Husband of care home resident says new visiting plans are ‘too little too late’

Tom Pilgrim, PA
·3-min read

A retired TV executive said he was told restrictions to protect care homes from Covid-19 had accelerated his wife’s Alzheimer’s disease, and argued that plans to allow regular visits from March are “too little too late”.

Michael Blakstad, 80, said that with the rollout of testing and coronavirus vaccines in England, the Government should be “flexible” and “more scientific” over the application of care sector rules.

His 79-year-old wife Tricia entered a south Hampshire care home in July and his visits have been largely limited to half-hour distanced interactions behind a Perspex screen while wearing a face mask.

Mr Blakstad, who has Parkinson’s and uses a wheelchair, said: “It’s a very unreal experience – she kept trying to get through the Perspex screen because she doesn’t like being cooped up and tried to get to me, and that wasn’t very nice.”

Coronavirus graphic
(PA Graphics)

He added: “The trouble that Tricia’s had is she hasn’t seen anybody except in a mask for six months, and it’s mighty difficult for someone with dementia to understand what’s going on and who is who.”

Due to entry requirements, a couple of falls requiring hospital trips and Covid cases being detected at the care home, Mr Blakstad estimated his wife had spent nine weeks in isolation overall.

Under care home guidance for England, new residents or those being discharged from hospitals should be isolated for 14 days in their room to minimise the risks to other residents.
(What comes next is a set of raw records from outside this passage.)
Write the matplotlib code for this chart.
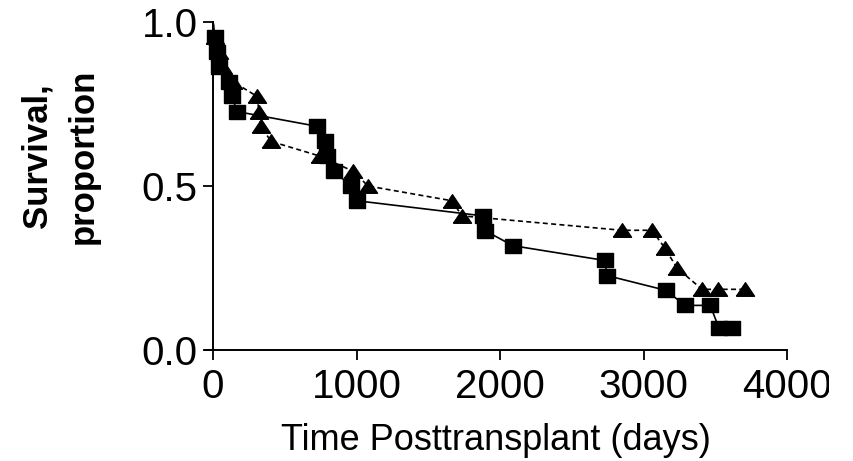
import matplotlib
matplotlib.use("Agg")
import matplotlib.pyplot as plt
from matplotlib.transforms import Bbox, TransformedBbox

plt.rcParams['font.family'] = ['Liberation Sans', 'DejaVu Sans']

# Kaplan-Meier estimates, connected point to point (group drawn with squares)
sq_days = [0, 14, 28, 42, 111, 132, 167, 725, 780, 795, 843, 962, 1003,
           1880, 1895, 2090, 2730, 2745, 3155, 3290, 3465, 3525, 3615]
sq_surv = [1.0, 0.955, 0.909, 0.864, 0.818, 0.773, 0.727, 0.682, 0.636, 0.591,
           0.545, 0.500, 0.455, 0.409, 0.364, 0.318, 0.273, 0.227, 0.182,
           0.136, 0.136, 0.068, 0.068]

# second group (triangles, dashed)
tri_days = [0, 14, 42, 70, 140, 307, 320, 334, 404, 746, 976, 1080, 1665, 1735,
            2850, 3059, 3150, 3233, 3408, 3519, 3707]
tri_surv = [1.0, 0.955, 0.909, 0.864, 0.818, 0.773, 0.727, 0.682, 0.636, 0.591,
            0.545, 0.500, 0.455, 0.409, 0.365, 0.365, 0.310, 0.250, 0.185,
            0.185, 0.185]

x_ticks = [0, 1000, 2000, 3000, 4000]
y_ticks = [0.0, 0.5, 1.0]

W, H = 854, 461
fig = plt.figure(figsize=(W / 100, H / 100), dpi=100)
ax = fig.add_axes([205 / W, 1 - 350 / H, 582 / W, 328 / H])

tri_marker = [(-1, -0.75), (1, -0.75), (0, 0.75), (-1, -0.75)]
sq_marker = [(-1, -0.88), (1, -0.88), (1, 0.88), (-1, 0.88), (-1, -0.88)]

ax.plot(tri_days, tri_surv, color='black', lw=1.2, ls=(0, (3, 2)),
        marker=tri_marker, ms=13, markevery=list(range(1, len(tri_days))),
        clip_on=False, zorder=3)
ax.plot(sq_days, sq_surv, color='black', lw=1.2, ls='-',
        marker=sq_marker, ms=12, markevery=list(range(1, len(sq_days))),
        clip_on=False, zorder=4)

ax.set_xlim(-56, 4000)
ax.set_ylim(0, 1.0)
ax.set_xticks(x_ticks)
ax.set_yticks(y_ticks)
ax.set_yticklabels(['%.1f' % v for v in y_ticks])

for s in ['top', 'right']:
    ax.spines[s].set_visible(False)
ax.spines['left'].set_position(('data', 0))
for s in ['left', 'bottom']:
    ax.spines[s].set_linewidth(1.4)

ax.tick_params(axis='both', direction='out', length=7, width=1.3,
               labelsize=29, color='black')
ax.tick_params(axis='x', pad=6)
ax.tick_params(axis='y', pad=4)

ax.set_xlabel('Time Posttransplant (days)', fontsize=26, labelpad=12)
fig.text(60 / W, 1 - 156 / H, 'Survival,\nproportion', rotation=90,
         ha='center', va='center', multialignment='center',
         fontsize=25, fontweight='bold', linespacing=1.5)

# right edge of the page cuts through the last tick label
clip = TransformedBbox(Bbox([[0, 0], [829 / W, 1]]), fig.transFigure)
for tick in ax.xaxis.get_major_ticks():
    tick.label1.set_clip_box(clip)
    tick.label1.set_clip_on(True)

fig.savefig('out.png', dpi=100)
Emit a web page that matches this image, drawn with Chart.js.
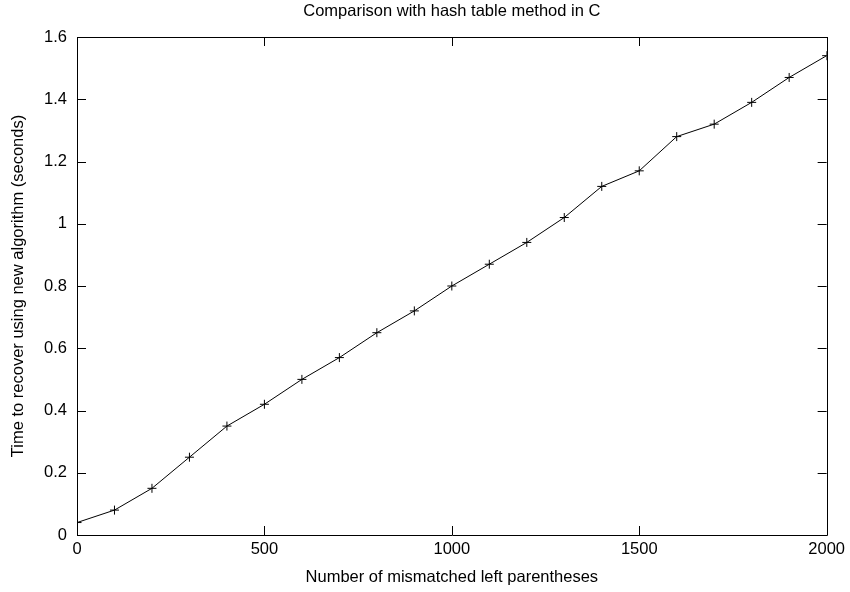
<!DOCTYPE html>
<html>
<head>
<meta charset="utf-8">
<script src="https://cdn.jsdelivr.net/npm/chart.js@4/dist/chart.umd.min.js"></script>
<style>
  html, body { margin: 0; padding: 0; background: #fff; }
  #wrap { width: 850px; height: 592px; position: relative; }
</style>
</head>
<body>
<div id="wrap"><canvas id="c" width="850" height="592"></canvas></div>
<script>
const xValues = [0, 100, 200, 300, 400, 500, 600, 700, 800, 900, 1000, 1100, 1200, 1300, 1400, 1500, 1600, 1700, 1800, 1900, 2000];
const timeValues = [0.04, 0.08, 0.15, 0.25, 0.35, 0.42, 0.50, 0.57, 0.65, 0.72, 0.80, 0.87, 0.94, 1.02, 1.12, 1.17, 1.28, 1.32, 1.39, 1.47, 1.54];
const xTicks = [0, 500, 1000, 1500, 2000];
const yTicks = [0, 0.2, 0.4, 0.6, 0.8, 1, 1.2, 1.4, 1.6];
const titleText = 'Comparison with hash table method in C';
const xTitle = 'Number of mismatched left parentheses';
const yTitle = 'Time to recover using new algorithm (seconds)';

const FONT = '"Liberation Sans", Arial, Helvetica, sans-serif';
const FS = 16.5;

const frameAndTicks = {
  id: 'frameAndTicks',
  afterDatasetsDraw(chart) {
    const { ctx, chartArea: a, scales } = chart;
    ctx.save();
    ctx.strokeStyle = '#000';
    ctx.lineWidth = 1;
    ctx.beginPath();
    ctx.rect(Math.round(a.left) + 0.5, Math.round(a.top) + 0.5, Math.round(a.right - a.left), Math.round(a.bottom - a.top));
    ctx.stroke();
    const L = 9;
    ctx.beginPath();
    scales.x.ticks.forEach(t => {
      const px = Math.round(scales.x.getPixelForValue(t.value)) + 0.5;
      ctx.moveTo(px, a.bottom); ctx.lineTo(px, a.bottom - L);
      ctx.moveTo(px, a.top); ctx.lineTo(px, a.top + L);
    });
    scales.y.ticks.forEach(t => {
      const py = Math.round(scales.y.getPixelForValue(t.value)) + 0.5;
      ctx.moveTo(a.left, py); ctx.lineTo(a.left + L, py);
      ctx.moveTo(a.right, py); ctx.lineTo(a.right - L, py);
    });
    ctx.stroke();
    ctx.restore();
  }
};

new Chart(document.getElementById('c'), {
  type: 'line',
  data: {
    datasets: [{
      data: xValues.map((x, i) => ({ x: x, y: timeValues[i] })),
      borderColor: '#000',
      borderWidth: 1,
      pointStyle: 'cross',
      pointRadius: 4.5,
      pointBorderColor: '#000',
      pointBorderWidth: 1,
      pointBackgroundColor: '#000',
      tension: 0,
      fill: false
    }]
  },
  options: {
    responsive: false,
    animation: false,
    devicePixelRatio: 1,
    layout: { padding: { left: 0, right: 22, top: 0, bottom: 0 } },
    plugins: {
      legend: { display: false },
      tooltip: { enabled: false },
      title: {
        display: true,
        fullSize: false,
        text: titleText,
        color: '#000',
        font: { family: FONT, size: FS, weight: 'normal' },
        padding: { top: 2, bottom: 15.2 }
      }
    },
    scales: {
      x: {
        type: 'linear',
        min: 0, max: 2000,
        afterBuildTicks(scale) { scale.ticks = xTicks.map(v => ({ value: v })); },
        afterFit(scale) { scale.height = 57; },
        grid: { display: true, drawOnChartArea: false, drawTicks: false },
        border: { display: false },
        ticks: {
          color: '#000',
          font: { family: FONT, size: FS },
          padding: 5,
          maxRotation: 0,
          autoSkip: false,
          callback: v => String(v)
        },
        title: {
          display: true,
          text: xTitle,
          color: '#000',
          font: { family: FONT, size: FS },
          padding: { top: 0, bottom: 5 }
        }
      },
      y: {
        type: 'linear',
        min: 0, max: 1.6,
        afterBuildTicks(scale) { scale.ticks = yTicks.map(v => ({ value: v })); },
        afterFit(scale) { scale.width = 77; },
        grid: { display: true, drawOnChartArea: false, drawTicks: false },
        border: { display: false },
        ticks: {
          color: '#000',
          font: { family: FONT, size: FS },
          padding: 10,
          autoSkip: false,
          callback: v => String(Math.round(v * 10) / 10)
        },
        title: {
          display: true,
          text: yTitle,
          color: '#000',
          font: { family: FONT, size: FS },
          padding: { top: 9, bottom: 0 }
        }
      }
    }
  },
  plugins: [frameAndTicks]
});
</script>
</body>
</html>
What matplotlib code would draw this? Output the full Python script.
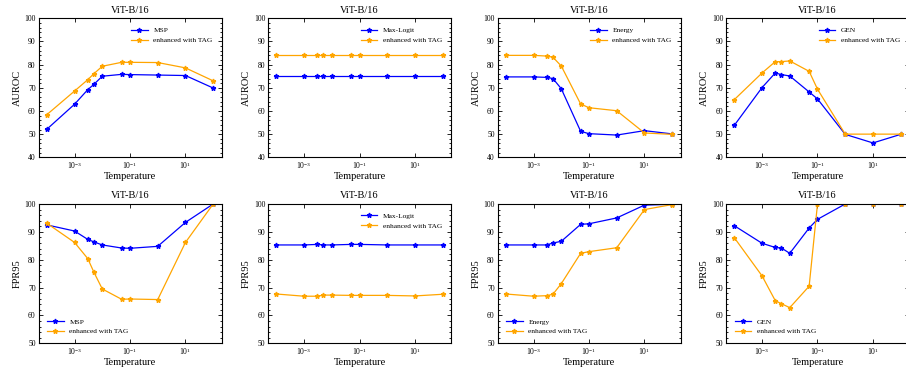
import matplotlib
matplotlib.use('Agg')
import matplotlib.pyplot as plt
from matplotlib.ticker import MultipleLocator, NullLocator

# temperatures used for every curve
temps = [1e-4, 1e-3, 3e-3, 5e-3, 1e-2, 5e-2, 1e-1, 1, 10, 100]

# AUROC
msp_auroc = [52.1, 62.9, 69.2, 71.5, 75.0, 75.8, 75.7, 75.5, 75.3, 69.9]
msp_tag_auroc = [58.4, 68.6, 73.5, 76.1, 79.3, 81.0, 81.0, 80.9, 78.6, 73.0]
maxlogit_auroc = [74.9, 74.9, 74.9, 74.9, 74.9, 74.9, 74.9, 74.9, 74.9, 74.9]
maxlogit_tag_auroc = [84.1, 84.1, 84.1, 84.1, 84.1, 84.1, 84.1, 84.1, 84.1, 84.1]
energy_auroc = [74.7, 74.7, 74.5, 74.0, 69.6, 51.2, 50.2, 49.6, 51.5, 50.1]
energy_tag_auroc = [84.0, 84.0, 83.7, 83.2, 79.4, 63.0, 61.4, 60.1, 50.5, 49.9]
gen_auroc = [53.8, 70.1, 76.4, 75.7, 75.1, 68.2, 65.2, 49.9, 46.2, 49.9]
gen_tag_auroc = [64.9, 76.4, 81.3, 81.3, 81.6, 77.1, 69.4, 50.0, 50.0, 50.0]

# FPR95
msp_fpr = [92.5, 90.3, 87.3, 86.4, 85.3, 84.2, 84.1, 84.8, 93.4, 100.0]
msp_tag_fpr = [93.1, 86.2, 80.4, 75.5, 69.5, 65.8, 65.9, 65.7, 86.2, 100.0]
maxlogit_fpr = [85.3, 85.3, 85.5, 85.3, 85.3, 85.5, 85.5, 85.3, 85.3, 85.3]
maxlogit_tag_fpr = [67.7, 66.9, 66.9, 67.3, 67.3, 67.2, 67.2, 67.2, 67.0, 67.6]
energy_fpr = [85.3, 85.3, 85.3, 86.0, 86.6, 92.7, 92.9, 95.0, 99.6, 99.9]
energy_tag_fpr = [67.7, 66.9, 67.1, 67.6, 71.4, 82.3, 82.9, 84.3, 98.0, 99.8]
gen_fpr = [92.2, 85.9, 84.4, 84.2, 82.3, 91.4, 94.5, 100.0, 100.0, 100.0]
gen_tag_fpr = [87.9, 74.2, 65.3, 64.2, 62.8, 70.5, 100.0, 100.0, 100.0, 100.0]

methods = ['MSP', 'Max-Logit', 'Energy', 'GEN']
auroc_base = [msp_auroc, maxlogit_auroc, energy_auroc, gen_auroc]
auroc_tag = [msp_tag_auroc, maxlogit_tag_auroc, energy_tag_auroc, gen_tag_auroc]
fpr_base = [msp_fpr, maxlogit_fpr, energy_fpr, gen_fpr]
fpr_tag = [msp_tag_fpr, maxlogit_tag_fpr, energy_tag_fpr, gen_tag_fpr]
fpr_legend_loc = ['lower left', 'upper right', 'lower left', 'lower left']

plt.rcParams['font.family'] = ['Liberation Serif', 'DejaVu Serif']
plt.rcParams['mathtext.fontset'] = 'stix'


def style_axis(ax, ylim, ylabel):
    """坐标轴样式：刻度朝内，四边都有刻度"""
    ax.set_xscale('log')
    ax.set_ylim(*ylim)
    ax.set_xticks([1e-3, 1e-1, 1e1])
    ax.xaxis.set_minor_locator(NullLocator())
    ax.yaxis.set_major_locator(MultipleLocator(10))
    ax.yaxis.set_minor_locator(MultipleLocator(2))
    ax.tick_params(which='both', direction='in', top=True, right=True,
                   labelsize=5.5, width=0.6, pad=2)
    ax.tick_params(which='major', length=3)
    ax.tick_params(which='minor', length=1.5)
    for s in ax.spines.values():
        s.set_linewidth(0.8)
    ax.set_xlabel('Temperature', fontsize=7.5, labelpad=1)
    ax.set_ylabel(ylabel, fontsize=7.5, labelpad=2)
    ax.set_title('ViT-B/16', fontsize=7.5, pad=4)


def draw(ax, base, tag, name, loc):
    ax.plot(temps, base, color='blue', marker='*', markersize=3.5,
            linewidth=0.9, label=name)
    ax.plot(temps, tag, color='orange', marker='*', markersize=3.5,
            linewidth=0.9, label='enhanced with TAG')
    ax.legend(loc=loc, frameon=False, fontsize=5.3, handlelength=2.2,
              borderaxespad=0.8)


fig = plt.figure(figsize=(9.06, 3.69), dpi=100)
W, H = 906.0, 369.0
lefts = [38.5, 268.0, 497.5, 726.0]
width = 183.0

for i in range(4):
    ax = fig.add_axes([lefts[i] / W, 1 - 157.3 / H, width / W, 139.0 / H])
    draw(ax, auroc_base[i], auroc_tag[i], methods[i], 'upper right')
    style_axis(ax, (40, 100), 'AUROC')

    ax = fig.add_axes([lefts[i] / W, 1 - 343.3 / H, width / W, 139.3 / H])
    draw(ax, fpr_base[i], fpr_tag[i], methods[i], fpr_legend_loc[i])
    style_axis(ax, (50, 100), 'FPR95')

fig.savefig('out.png', dpi=100)
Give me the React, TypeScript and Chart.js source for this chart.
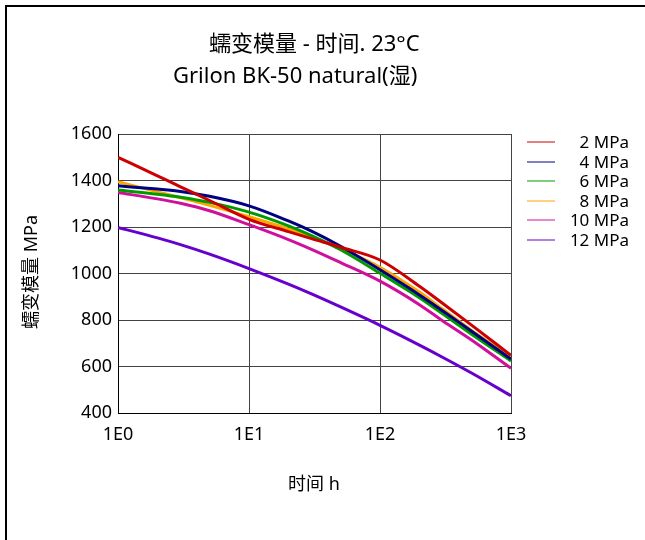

“I’m sure that is where the real damage is done,” Mr Blakstad argued.

He added: “I believe that since everybody in the care home has been vaccinated, including the staff, and since we now have tests, I would suggest that they look very hard at whether we really need 14 days of isolation – it could be 10, it could be five.”

Mr Blakstad said he had received two doses of the Pfizer coronavirus vaccine, while his wife had been given one jab.

He added: “With vaccination, with testing, now established, then surely the ham-fisted regulations that Public Health England imposes could be looked at with a bit more subtly.”

Care home residents will be allowed to hold hands with a regular indoor visitor from March 8 under Government plans.

Visitors will be required to take a rapid coronavirus lateral flow test before entry and wear personal protective equipment (PPE).

Mr Blakstad, who is living in a retirement park near his wife’s care home, said if such measures had been brought in months earlier it would have saved his wife “from going completely down the hill”.

“She’s now in advanced dementia,” he said, adding: “The manager in the present home is sure that is due to the restrictions of Covid.”

Mr Blakstad, who had to sell his house to afford the £40,000 it has cost so far to cover his wife’s care, is now looking for a new specialist home that could meet her needs.

He said he had recently paid to spend two weeks living with his wife, as staff believed she would benefit from his presence while in isolation after a fall.

Mr Blakstad said his wife, who previously worked as a TV scenery designer for the BBC, had received “absolutely terrific” care from staff who “really love her”.

He said her home already conducts weekly PCR tests for residents, but warned the new proposed visiting rules would place “a lot of burden on staff”.

After a “disastrous” beginning to the pandemic, Mr Blakstad argued the Government was “over-regulating”, while private sector care homes were “scared of being sued”.

“The operators don’t dare go against the regulations because that would make them liable to be sued, so the whole atmosphere of the care sector is both petrified and petrifying,” he added.